Thus, for each block $i \in \{1,...,1703\}$, we will call ghostbasil(Bi, r) where

\[\begin{aligned} B_i &= \text{BlockGroupGhostMatrix}(C_i, S_i, m+1)\\ C_i &= \Sigma_i - S_i \end{aligned} \]

Note that, since we use representative variant approach, $S_i$ is generally a dense matrix. To input a dense matrix, we use Jame's function BlockGroupGhostMatrix with a single block.

\[\begin{aligned} B_i = \text{BlockGroupGhostMatrix}(C_i, S_i, m+1) = \begin{bmatrix} C_i+S_i & C_i & ... & C_i\\ C_i & C_i+S_i & ... & \\ \vdots & & \ddots & \vdots\\ C_i & C_i & & C_i + S_i \end{bmatrix} \end{aligned}\]
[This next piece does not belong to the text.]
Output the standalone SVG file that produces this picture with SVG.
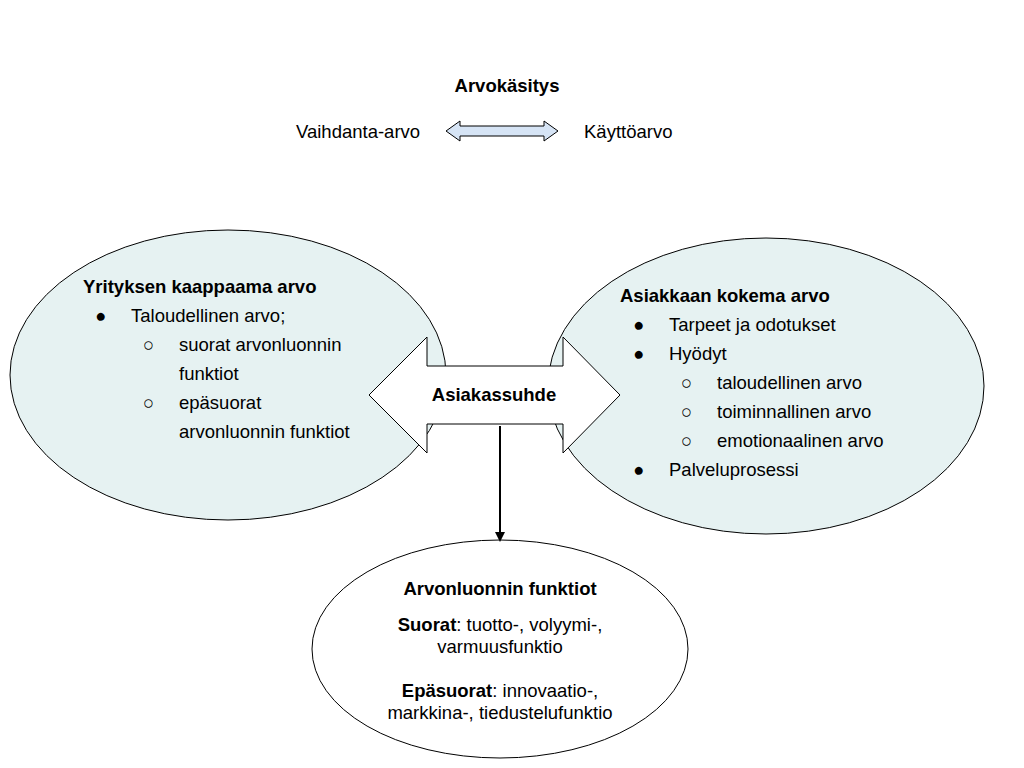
<svg xmlns="http://www.w3.org/2000/svg" width="1024" height="768" viewBox="0 0 1024 768">
<style>
text{font-family:"Liberation Sans",Arial,sans-serif;font-size:18.5px;fill:#000}
.b{font-weight:bold}
.e{fill:#e6f2f2;stroke:#000;stroke-width:1}
.w{fill:#fff;stroke:#000;stroke-width:1}
</style>
<defs><marker id="ah" markerWidth="10" markerHeight="10" refX="8" refY="5" orient="auto" markerUnits="userSpaceOnUse"><path d="M0,0 L10,5 L0,10 Z" fill="#000"/></marker></defs>
<rect width="1024" height="768" fill="#fff"/>
<g id="title">
<text x="507" y="92" text-anchor="middle" class="b">Arvokäsitys</text>
<text x="296" y="138">Vaihdanta-arvo</text>
<text x="584" y="138">Käyttöarvo</text>
<path d="M446,131 L460,121 L460,126 L544,126 L544,121 L558,131 L544,141 L544,136 L460,136 L460,141 Z" fill="#d6e4f5" stroke="#000"/>
</g>
<g id="left">
<ellipse class="e" cx="228" cy="375" rx="218" ry="145"/>
<text x="83" y="293" class="b">Yrityksen kaappaama arvo</text>
<text x="95" y="322">●</text><text x="131" y="322">Taloudellinen arvo;</text>
<text x="143" y="351">○</text><text x="179" y="351">suorat arvonluonnin</text>
<text x="179" y="380">funktiot</text>
<text x="143" y="409">○</text><text x="179" y="409">epäsuorat</text>
<text x="179" y="438">arvonluonnin funktiot</text>
</g>
<g id="right">
<ellipse class="e" cx="766" cy="386" rx="218" ry="148"/>
<text x="620" y="302" class="b">Asiakkaan kokema arvo</text>
<text x="633" y="331">●</text><text x="669" y="331">Tarpeet ja odotukset</text>
<text x="633" y="360">●</text><text x="669" y="360">Hyödyt</text>
<text x="681" y="389">○</text><text x="717" y="389">taloudellinen arvo</text>
<text x="681" y="418">○</text><text x="717" y="418">toiminnallinen arvo</text>
<text x="681" y="447">○</text><text x="717" y="447">emotionaalinen arvo</text>
<text x="633" y="476">●</text><text x="669" y="476">Palveluprosessi</text>
</g>
<g id="bottom">
<ellipse class="w" cx="500" cy="649" rx="188" ry="109"/>
<text x="500" y="595" text-anchor="middle" class="b">Arvonluonnin funktiot</text>
<text x="500" y="631" text-anchor="middle"><tspan class="b">Suorat</tspan>: tuotto-, volyymi-,</text>
<text x="500" y="653" text-anchor="middle">varmuusfunktio</text>
<text x="500" y="697" text-anchor="middle"><tspan class="b">Epäsuorat</tspan>: innovaatio-,</text>
<text x="500" y="719" text-anchor="middle">markkina-, tiedustelufunktio</text>
</g>
<g id="asiakassuhde">
<path d="M369,395 L427,337 L427,366 L563,366 L563,337 L620,395 L563,453 L563,424 L427,424 L427,453 Z" fill="#fff" stroke="#000"/>
<text x="494" y="401" text-anchor="middle" class="b">Asiakassuhde</text>
</g>
<g id="connectors">
<line x1="500" y1="426" x2="500" y2="540" stroke="#000" stroke-width="2" marker-end="url(#ah)"/>
</g>
</svg>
with the understanding that $B_i$ is the covariance matrix for $(Z, \tilde{Z}_1,...,\tilde{Z}_m)$

\[\begin{aligned} B_i = \begin{bmatrix} \Sigma_i & \Sigma_i-S_i & ... & \Sigma_i-S_i\\ \Sigma_i-S_i & \Sigma_i & ... & \\ \vdots & & \ddots & \vdots\\ \Sigma_i-S_i & \Sigma_i-S_i & & \Sigma_i \end{bmatrix} = \begin{bmatrix} C_i+S_i & C_i & ... & C_i\\ C_i & C_i+S_i & ... & \\ \vdots & & \ddots & \vdots\\ C_i & C_i & & C_i + S_i \end{bmatrix} \end{aligned}\]

where $C_i = \Sigma_i - S_i$. In Julia, this functionality is supported via the Ghostbasil.jl package.

Compiling GhostKnockoffGWAS

I compiled this with julia v1.9.0 on Sherlock cluster, with gcc/7.3.0 loaded.

Within julia, ]add libcxxwrap_julia_jll Note: as of Feb 2024, libcxxwrap_julia_jll must be v0.11.x
Make sure GhostKnockoffGWAS is installed within Julia.
dev the package via julia ]dev GhostKnockoffGWAS
Compile using PackageCompiler.jl

using PackageCompiler, GhostKnockoffGWAS
src = normpath(pathof(GhostKnockoffGWAS), "../..")
des = normpath(pathof(GhostKnockoffGWAS), "../../app_linux_x86")
precompile_script = normpath(pathof(GhostKnockoffGWAS), "../precompile.jl")
@time create_app(src, des, 
    include_lazy_artifacts=true, 
    force=true, 
    precompile_execution_file=precompile_script,
    executables=["GhostKnockoffGWAS"=>"julia_main", "solveblock"=>"julia_solveblock"]
)

The last step takes >15 minutes.